Jeep ‘Electric Boogie’


Stellantis’ second Super Bowl advert was for the Jeep brand, focusing on the electrified 4xe versions of its Wrangler and Cherokee models.

The ad features a bunch of dancing animals, happy-looking people enjoying the off-road performance of their Jeeps and a soundtrack by the veteran Jamaican-American rapper, Shaggy. Off road and off the wall.

General Motors ‘Why not an EV?’


General Motors’ big-budget advert starring Will Ferrell was a collaboration with the streaming service Neflix, following the latter company’s announcement that it would feature more electric vehicles in its shows.

The ad features a number of GM’s electric vehicles from its Chevrolet, Cadillac and Hummer brands shoehorned into mocked-up scenes from popular Netflix programmes such as Squid Game, Stranger Things and Bridgerton.

“If you’re going to get swarmed by an army of the dead,” asks Ferrell, a Super Bowl ad veteran, “why not get swarmed in an EV?”


The Dawn Project’s anti-Tesla ad

“Tesla Full-Self Driving will run down a child in a school crosswalk,” says the provocative attack ad by The Dawn Project, a group dedicated to getting Tesla’s erroneously-named Full Self-Driving cruise control system banned.

The 30-second ad wasn’t aired nationally but rather in a few select locations such as Washington DC and some state capitals (to target US law-makers), and is the brainchild of a group founded by billionaire Dan O’Dowd, CEO of Green Hill Software, a company developing its own automated driving systems. Impartial, it isn’t.

The ad calls on the US National Highway Transportation Safety Agency (NHTSA) to immediately ban Tesla’s Full-Self Driving system from use on public roads, claiming that it will kill children, swerve into oncoming traffic and ignore stop signs, showing the company’s cars smashing into several child-sized mannequins.

The Dawn Project has been a long-time critic of Tesla, with the car-maker having issued a cease-and-desist letter following videos last year, again showing Tesla cars in Full-Self Driving mode hitting child-like dummies.
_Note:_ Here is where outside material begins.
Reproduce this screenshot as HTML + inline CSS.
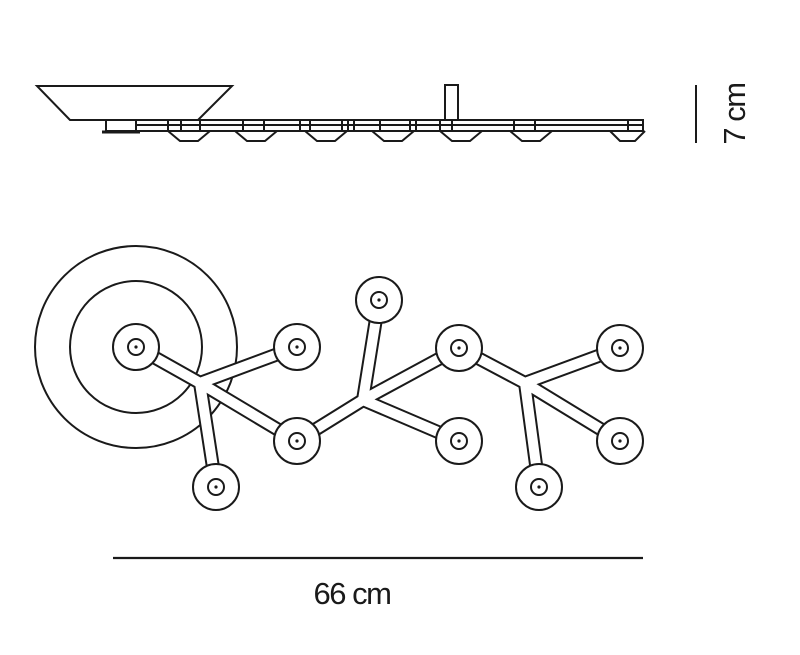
<!DOCTYPE html>
<html><head><meta charset="utf-8"><style>html,body{margin:0;padding:0;background:#fff}svg{display:block}</style></head>
<body>
<svg width="800" height="655" viewBox="0 0 800 655" xmlns="http://www.w3.org/2000/svg">
<g fill="none" stroke="#1a1a1a" stroke-width="2">
  <polygon points="37,86 232,86 198,120 70,120" fill="#fff"/>
  <rect x="106" y="120" width="537" height="11"/>
  <line x1="136" y1="125" x2="643" y2="125"/>
  <line x1="136" y1="120" x2="136" y2="131"/>
  <line x1="168" y1="120" x2="168" y2="131"/>
  <line x1="200" y1="120" x2="200" y2="131"/>
  <line x1="181" y1="120" x2="181" y2="131"/>
  <line x1="243" y1="120" x2="243" y2="131"/>
  <line x1="264" y1="120" x2="264" y2="131"/>
  <line x1="300" y1="120" x2="300" y2="131"/>
  <line x1="310" y1="120" x2="310" y2="131"/>
  <line x1="342" y1="120" x2="342" y2="131"/>
  <line x1="348" y1="120" x2="348" y2="131"/>
  <line x1="354" y1="120" x2="354" y2="131"/>
  <line x1="380" y1="120" x2="380" y2="131"/>
  <line x1="410" y1="120" x2="410" y2="131"/>
  <line x1="416" y1="120" x2="416" y2="131"/>
  <line x1="440" y1="120" x2="440" y2="131"/>
  <line x1="452" y1="120" x2="452" y2="131"/>
  <line x1="514" y1="120" x2="514" y2="131"/>
  <line x1="535" y1="120" x2="535" y2="131"/>
  <line x1="628" y1="120" x2="628" y2="131"/>
  <polyline points="168,131 180,141 198,141 210,131"/>
  <polyline points="235,131 247,141 265,141 277,131"/>
  <polyline points="305,131 317,141 335,141 347,131"/>
  <polyline points="372,131 384,141 402,141 414,131"/>
  <polyline points="440,131 452,141 470,141 482,131"/>
  <polyline points="510,131 522,141 540,141 552,131"/>
  <polyline points="610,131 620,141 635,141 645,131"/>
  <rect x="445" y="85" width="13" height="35"/>
  <line x1="102" y1="132" x2="140" y2="132" stroke-width="3"/>
  <line x1="696" y1="85" x2="696" y2="143"/>
  <line x1="113" y1="558" x2="643" y2="558" stroke-width="2.2"/>
  <circle cx="136" cy="347" r="101"/>
  <circle cx="136" cy="347" r="66"/>
</g>
<g stroke-linecap="round" stroke-linejoin="round" fill="none">
  <g stroke="#1a1a1a" stroke-width="14">
    <path d="M136,347 L200,383 L297,347 M200,383 L216,487 M200,383 L297,441"/>
    <path d="M379,300 L363,400 L297,441 M363,400 L459,348 M363,400 L459,441"/>
    <path d="M459,348 L525,383 L620,348 M525,383 L539,487 M525,383 L620,441"/>
  </g>
  <g stroke="#fff" stroke-width="10">
    <path d="M136,347 L200,383 L297,347 M200,383 L216,487 M200,383 L297,441"/>
    <path d="M379,300 L363,400 L297,441 M363,400 L459,348 M363,400 L459,441"/>
    <path d="M459,348 L525,383 L620,348 M525,383 L539,487 M525,383 L620,441"/>
  </g>
</g>
<g stroke="#1a1a1a" stroke-width="2" fill="#fff">
  <circle cx="136" cy="347" r="23"/><circle cx="136" cy="347" r="8"/>
  <circle cx="297" cy="347" r="23"/><circle cx="297" cy="347" r="8"/>
  <circle cx="379" cy="300" r="23"/><circle cx="379" cy="300" r="8"/>
  <circle cx="459" cy="348" r="23"/><circle cx="459" cy="348" r="8"/>
  <circle cx="620" cy="348" r="23"/><circle cx="620" cy="348" r="8"/>
  <circle cx="297" cy="441" r="23"/><circle cx="297" cy="441" r="8"/>
  <circle cx="459" cy="441" r="23"/><circle cx="459" cy="441" r="8"/>
  <circle cx="620" cy="441" r="23"/><circle cx="620" cy="441" r="8"/>
  <circle cx="216" cy="487" r="23"/><circle cx="216" cy="487" r="8"/>
  <circle cx="539" cy="487" r="23"/><circle cx="539" cy="487" r="8"/>
</g>
<g fill="#1a1a1a">
  <circle cx="136" cy="347" r="1.6"/><circle cx="297" cy="347" r="1.6"/><circle cx="379" cy="300" r="1.6"/>
  <circle cx="459" cy="348" r="1.6"/><circle cx="620" cy="348" r="1.6"/><circle cx="297" cy="441" r="1.6"/>
  <circle cx="459" cy="441" r="1.6"/><circle cx="620" cy="441" r="1.6"/><circle cx="216" cy="487" r="1.6"/>
  <circle cx="539" cy="487" r="1.6"/>
</g>
<g font-family="Liberation Sans, sans-serif" fill="#1a1a1a">
  <text x="352" y="604" font-size="31" text-anchor="middle" letter-spacing="-1.5">66 cm</text>
  <text transform="translate(745,114) rotate(-90)" font-size="31" text-anchor="middle" letter-spacing="-1.5">7 cm</text>
</g>
</svg>
</body></html>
Tesla is currently under investigation by regulators in the US due to claims that its driver assistance systems played a part in causing a series of crashes and that exaggerated marketing hype around those systems may have led drivers to overestimate their cars’ autonomous capabilities.

When The Dawn Project posted the advert on Twitter, the social media platform ⁠— which is now owned by Tesla’s CEO Elon Musk ⁠— sought to add balance with several points of “added context” and links to articles that counter the accusations.

These include that O’Dowd owns a company that is developing competing self driving software, that other tests show The Dawn Project’s FSD claims have been debunked and that the system has resulted in more than 55 million miles of driving without reported injuries.


Fast X trailer

The new trailer for Fast X was shown during the Super Bowl, too. If you like modified cars, creaky scripts, ridiculous action set-pieces and ageing actors with CGI-dewrinkled faces, you’ll probably like it.